Inspiration hasn’t arrived yet, so I decide to go on without her. She might be helping a deaf woman compose an opera or a blind man build a chair. She might be reading to the president.
It turns out that George W. Bush knew, before September 11, that terrorists were planning to hijack a plane. Does that mean he’s responsible for the tragic events of that day? I don’t think so. But six months earlier, when the United States disgraced itself by backing out of the Kyoto accord on global warming, Bush knew something, too. He knew that the climate is drastically changing. Does this mean Bush is responsible for the tragedies his decision will hasten? Maybe he’s as responsible as someone who hijacks a plane and flies it into a building.
I dreamt that I drove across the bridge to the twenty-first century and pulled into a gas station. George W. Bush greeted me at the pump with a smile and asked what he could do for me. I tried to describe the growling sound the engine had been making since the 2000 presidential election: low and ugly and angry as hell. John Ashcroft ambled over in mechanic’s overalls, wiping his dirty hands. George and John exchanged a look, then John leaned through the window and asked me to get out of the car, please. With my hands up.
Nearly a year after the September 11 attacks, the government is fighting a war against terrorism overseas and a war against civil liberties here at home, and neither is likely to be over soon. Harper’s reports that in Zimbabwe a person can be sentenced to six months in jail for discussing politics without a permit. In the U.S., a soldier who called President Bush “a joke” in a letter to a newspaper last May was investigated by the military for ten days.
Did the hijackers who destroyed the World Trade Center think of themselves as terrorists — or as spiritual warriors willing to give up their lives for a noble cause? Did they see themselves as murderers — or as Islam’s last defense against the godless West? When they looked into the eyes of their fellow passengers, did they see fellow human beings? What do I see in Osama bin Laden’s eyes when I look at a picture of him?
My friend Joe said that, shortly after the September 11 attacks, he watched a few minutes of the Jerry Springer Show. A naked four-hundred-pound woman sat between two Hell’s Angels; they were talking about group sex. “For a moment,” Joe said, “I understood exactly what the fundamentalist Muslims are so upset about.”
In his poem “The People of the Other Village,” Thomas Lux writes: “They peel the larynx from one of our brothers’ throats. / We de-vein one of their sisters. / The quicksand pits they built were good. / Our amputation teams were better. / We trained some birds to steal their wheat. / They sent us exploding ambassadors of peace.”
It’s been too long since I’ve had a good cry. I’ve driven sadness to the corner of the room, where she sits, feeling neglected. She smoothes her skirt, stares out the window, pretends to ignore me.
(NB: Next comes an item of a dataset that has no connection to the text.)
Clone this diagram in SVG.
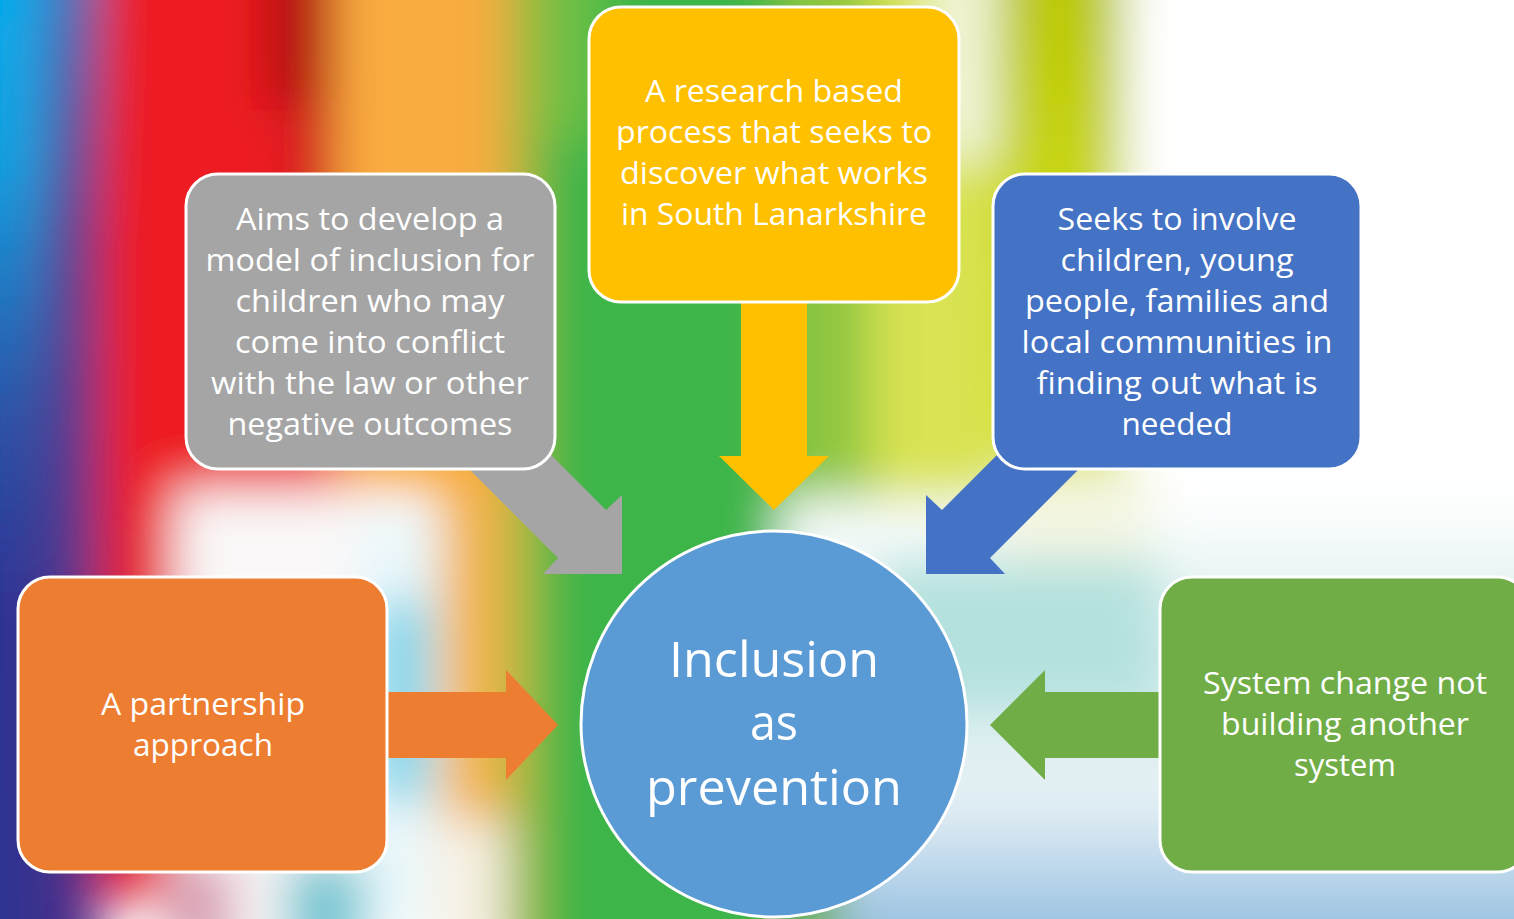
<svg xmlns="http://www.w3.org/2000/svg" width="1514" height="919" viewBox="0 0 1514 919">
<defs>
<style>
.box{stroke:#FFFFFF;stroke-width:3}
.t{font-family:"Open Sans","Liberation Sans",sans-serif;fill:#FFFFFF;text-anchor:middle;font-size:31px}
.big{font-family:"Open Sans","Liberation Sans",sans-serif;fill:#FFFFFF;text-anchor:middle;font-size:50px}
</style>
<filter id="blur" x="-0.1" y="-0.1" width="1.2" height="1.2"><feGaussianBlur stdDeviation="24"/></filter>
<linearGradient id="leftEdge" x1="0" y1="0" x2="0" y2="1">
<stop offset="0" stop-color="#00AEEF"/><stop offset="0.22" stop-color="#0FA0E0"/><stop offset="0.45" stop-color="#2A55A8"/><stop offset="0.65" stop-color="#2E3192"/><stop offset="1" stop-color="#2E3192"/>
</linearGradient>
<linearGradient id="purple" x1="0" y1="0" x2="0" y2="1">
<stop offset="0" stop-color="#3F78C0"/><stop offset="0.3" stop-color="#5A3E90"/><stop offset="1" stop-color="#4A2D86"/>
</linearGradient>
<linearGradient id="olive" x1="0" y1="0" x2="0" y2="1">
<stop offset="0" stop-color="#B6C303"/><stop offset="0.5" stop-color="#CBD81A"/><stop offset="1" stop-color="#DCE33A"/>
</linearGradient>
<linearGradient id="rightLow" x1="0" y1="0" x2="0" y2="1">
<stop offset="0" stop-color="#FFFFFF"/><stop offset="0.3" stop-color="#D3ECEA"/><stop offset="0.6" stop-color="#E6F1F5"/><stop offset="0.8" stop-color="#A9CBE6"/><stop offset="1" stop-color="#7EAFD6"/>
</linearGradient>
</defs>

<g id="background">
<rect x="0" y="0" width="1514" height="919" fill="#FFFFFF"/>
<g filter="url(#blur)">
<rect x="-80" y="-80" width="130" height="1080" fill="url(#leftEdge)"/>
<rect x="45" y="-80" width="55" height="1080" fill="url(#purple)"/>
<rect x="100" y="-80" width="235" height="600" fill="#ED1C24"/>
<rect x="100" y="520" width="75" height="380" fill="#E8202C"/>
<rect x="265" y="-80" width="70" height="190" fill="#B30B0E"/>
<rect x="290" y="100" width="45" height="220" fill="#CC161C"/>
<rect x="335" y="-80" width="170" height="570" fill="#F9AC40"/>
<rect x="175" y="490" width="190" height="450" fill="#FAF8F8"/>
<rect x="165" y="860" width="70" height="100" fill="#D8A0B4"/>
<rect x="360" y="510" width="80" height="420" fill="#EAF8FC"/>
<rect x="375" y="600" width="50" height="200" fill="#5FD0EA"/>
<rect x="285" y="860" width="80" height="100" fill="#74C6D2"/>
<rect x="440" y="490" width="80" height="330" fill="#F4B34C"/>
<rect x="430" y="820" width="100" height="140" fill="#F7F1E4"/>
<rect x="505" y="-80" width="35" height="1080" fill="#A8B83E"/>
<rect x="540" y="-80" width="240" height="1080" fill="#3DB54A"/>
<rect x="540" y="-80" width="60" height="220" fill="#6CC045"/>
<rect x="780" y="-80" width="90" height="620" fill="#8DC63F"/>
<rect x="870" y="-80" width="125" height="590" fill="#D9E352"/>
<rect x="930" y="-80" width="70" height="240" fill="#F3F6DC"/>
<rect x="995" y="-80" width="130" height="590" fill="url(#olive)"/>
<rect x="1125" y="-80" width="480" height="540" fill="#FFFFFF"/>
<rect x="780" y="500" width="830" height="500" fill="url(#rightLow)"/>
<rect x="880" y="560" width="280" height="150" fill="#B4E1DE"/>
<rect x="1000" y="470" width="150" height="90" fill="#F4F6E2"/>
<rect x="780" y="870" width="60" height="90" fill="#6FAE55"/>
</g>
</g>

<g id="connectors">
<polygon fill="#A5A5A5" points="450,450 558,558 543,574 622,574 622,495 606,510 498,402"/>
<polygon fill="#FFC000" points="741,290 807,290 807,456 829,456 774,510 719,456 741,456"/>
<polygon fill="#4472C4" points="1098,450 990,558 1005,574 926,574 926,495 942,510 1050,402"/>
<polygon fill="#ED7D31" points="380,692 506,692 506,670 558,725 506,780 506,758 380,758"/>
<polygon fill="#70AD47" points="1170,692 1045,692 1045,670 990,725 1045,780 1045,758 1170,758"/>
</g>

<g id="node-aims">
<rect class="box" x="186" y="174" width="369" height="295" rx="32" fill="#A5A5A5"/>
<text class="t" x="370" y="230" textLength="268" lengthAdjust="spacingAndGlyphs">Aims to develop a</text>
<text class="t" x="370" y="271" textLength="329" lengthAdjust="spacingAndGlyphs">model of inclusion for</text>
<text class="t" x="370" y="312" textLength="269" lengthAdjust="spacingAndGlyphs">children who may</text>
<text class="t" x="370" y="353" textLength="270" lengthAdjust="spacingAndGlyphs">come into conflict</text>
<text class="t" x="370" y="394" textLength="318" lengthAdjust="spacingAndGlyphs">with the law or other</text>
<text class="t" x="370" y="435" textLength="285" lengthAdjust="spacingAndGlyphs">negative outcomes</text>
</g>

<g id="node-research">
<rect class="box" x="589" y="7" width="370" height="295" rx="32" fill="#FFC000"/>
<text class="t" x="774" y="102" textLength="258" lengthAdjust="spacingAndGlyphs">A research based</text>
<text class="t" x="774" y="143" textLength="316" lengthAdjust="spacingAndGlyphs">process that seeks to</text>
<text class="t" x="774" y="184" textLength="308" lengthAdjust="spacingAndGlyphs">discover what works</text>
<text class="t" x="774" y="225" textLength="306" lengthAdjust="spacingAndGlyphs">in South Lanarkshire</text>
</g>

<g id="node-involve">
<rect class="box" x="993" y="174" width="368" height="295" rx="32" fill="#4472C4"/>
<text class="t" x="1177" y="230" textLength="239" lengthAdjust="spacingAndGlyphs">Seeks to involve</text>
<text class="t" x="1177" y="271" textLength="233" lengthAdjust="spacingAndGlyphs">children, young</text>
<text class="t" x="1177" y="312" textLength="304" lengthAdjust="spacingAndGlyphs">people, families and</text>
<text class="t" x="1177" y="353" textLength="311" lengthAdjust="spacingAndGlyphs">local communities in</text>
<text class="t" x="1177" y="394" textLength="281" lengthAdjust="spacingAndGlyphs">finding out what is</text>
<text class="t" x="1177" y="435" textLength="111" lengthAdjust="spacingAndGlyphs">needed</text>
</g>

<g id="node-partnership">
<rect class="box" x="18" y="577" width="369" height="295" rx="32" fill="#ED7D31"/>
<text class="t" x="203" y="715" textLength="204" lengthAdjust="spacingAndGlyphs">A partnership</text>
<text class="t" x="203" y="756" textLength="140" lengthAdjust="spacingAndGlyphs">approach</text>
</g>

<g id="node-system">
<rect class="box" x="1160" y="577" width="369" height="295" rx="32" fill="#70AD47"/>
<text class="t" x="1345" y="694" textLength="284" lengthAdjust="spacingAndGlyphs">System change not</text>
<text class="t" x="1345" y="735" textLength="248" lengthAdjust="spacingAndGlyphs">building another</text>
<text class="t" x="1345" y="776" textLength="102" lengthAdjust="spacingAndGlyphs">system</text>
</g>

<g id="node-center">
<circle cx="774" cy="724" r="193" fill="#5B9BD5" stroke="#FFFFFF" stroke-width="3"/>
<text class="big" x="774" y="677" textLength="210" lengthAdjust="spacingAndGlyphs">Inclusion</text>
<text class="big" x="774" y="740" textLength="48" lengthAdjust="spacingAndGlyphs">as</text>
<text class="big" x="774" y="805" textLength="256" lengthAdjust="spacingAndGlyphs">prevention</text>
</g>
</svg>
Has September 11 made the United States less arrogant? Has it deepened our compassion for other people’s suffering? Many things changed after the terrorist attacks, but not human nature. That’s why September 11 means one thing to George W. Bush and another to Osama bin Laden, one thing to my friend who thinks the U.S. government was behind it and another to my friend who sees it as the beginning of the country’s spiritual initiation. September 11 meant one thing in the days that immediately followed, when many magazine editors worried aloud that no one would want to keep reading the kind of shallow, cynical articles they counted on to keep the ads apart. It meant another thing a few months later, when a media executive explained, “We were blithering and terror-stricken then, and shouldn’t be held accountable for what we said.”
My feelings change like the changing seasons. The trees will be bare soon and the darkness will call to me again. Miklós Radnóti: “Sometimes a year looks back and howls, / then drops to its knees. / Autumn is too much for me.”
New York will heal, the politicians assure us. The son beaten by the mother heals. The daughter raped by the father heals.
My friend Colleen’s parish priest says the most important part of the Mass is the end, when he intones, “The Mass is ended. Go now in peace to serve and love as Jesus did.” Colleen writes: “I was thinking how different that is than just to say, ‘Go now in peace.’ It’s like you can’t have one without the other.”
My inner crybaby wants God to bounce him on His lap. My inner crybaby wants the world this way, not that way.
Once again the president slept through the night. No nightmares. No hunger pangs.